= Exercise =
Retype word for word the first line of the listing and each line after it up to the line with "plt.rcParams['font.family'] = ['Liberation", with the pictures taken out.

= Collected data =
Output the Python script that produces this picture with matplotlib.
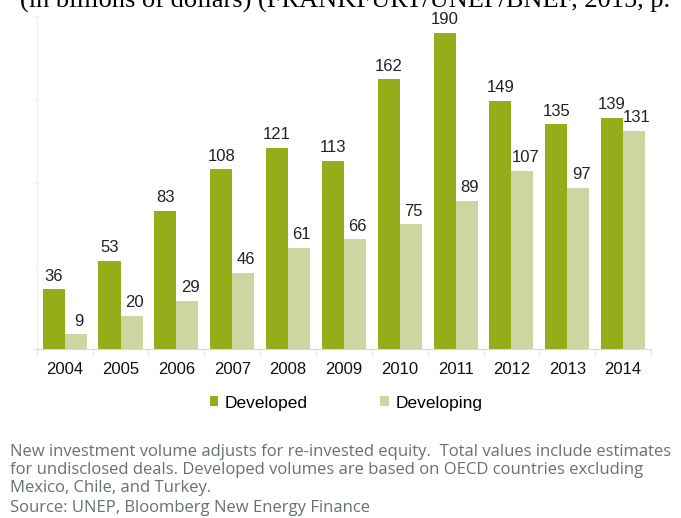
import numpy as np
import matplotlib.pyplot as plt

plt.rcParams['font.family'] = ['Liberation Sans', 'DejaVu Sans']

# data (billions of dollars)
years = ['2004', '2005', '2006', '2007', '2008', '2009', '2010', '2011', '2012', '2013', '2014']
developed = [36, 53, 83, 108, 121, 113, 162, 190, 149, 135, 139]
developing = [9, 20, 29, 46, 61, 66, 75, 89, 107, 97, 131]

c_dev = '#93ae18'
c_ing = '#cbd6a0'

fig = plt.figure(figsize=(6.81, 5.18), dpi=100)
ax = fig.add_axes([0.054, 0.326, 0.902, 0.643])

x = np.arange(len(years))
w = 0.395
b1 = ax.bar(x - w / 2, developed, w, color=c_dev, label='Developed')
b2 = ax.bar(x + w / 2, developing, w, color=c_ing, label='Developing')

# value labels
for rect, v in zip(b1, developed):
    ax.annotate(str(v), (rect.get_x() + rect.get_width() / 2, v), xytext=(0, 4),
                textcoords='offset points', ha='center', va='bottom', fontsize=12, color='#222222')
for rect, v in zip(b2, developing):
    ax.annotate(str(v), (rect.get_x() + rect.get_width() / 2, v), xytext=(2, 4),
                textcoords='offset points', ha='center', va='bottom', fontsize=12, color='#222222')

ax.set_xlim(-0.5, len(years) - 0.5)
ax.set_ylim(0, 200)
ax.set_xticks(x)
ax.set_xticklabels(years, fontsize=12, color='#111111')
ax.tick_params(axis='x', length=0, pad=9)
ax.set_xticks(np.arange(-0.5, len(years)), minor=True)
ax.tick_params(axis='x', which='minor', length=4, color='#d8d8d8', direction='out')
ax.set_yticks([0, 50, 100, 150, 200])
ax.set_yticklabels([])
ax.tick_params(axis='y', length=3, color='#eeeeee')
for s in ['top', 'right']:
    ax.spines[s].set_visible(False)
ax.spines['left'].set_color('#f0f0f0')
ax.spines['bottom'].set_color('#d8d8d8')

fig.legend(handles=[b1, b2], loc='center', bbox_to_anchor=(0.508, 0.222), ncol=2, frameon=False,
           fontsize=12.5, handlelength=0.5, handleheight=0.5, handletextpad=0.35, columnspacing=4.2)

# title cut at the top
fig.text(0.03, 0.985, '(in billions of dollars) (FRANKFURT/UNEP/BNEF, 2015, p.', fontsize=19,
         family='Liberation Serif', va='baseline', ha='left')

note = ('New investment volume adjusts for re-invested equity.  Total values include estimates\n'
        'for undisclosed deals. Developed volumes are based on OECD countries excluding\n'
        'Mexico, Chile, and Turkey.')
fig.text(0.014, 0.142, note, fontsize=12, color='#66736a', family='Open Sans', va='top',
         linespacing=1.14)
fig.text(0.014, 0.019, 'Source: UNEP, Bloomberg New Energy Finance', fontsize=12, color='#66736a',
         family='Open Sans', va='center')

fig.savefig('out.png', dpi=100)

= The reply =
Output the Python script that produces this picture with matplotlib.
import numpy as np
import matplotlib.pyplot as plt

plt.rcParams['font.family'] = ['Liberation Sans', 'DejaVu Sans']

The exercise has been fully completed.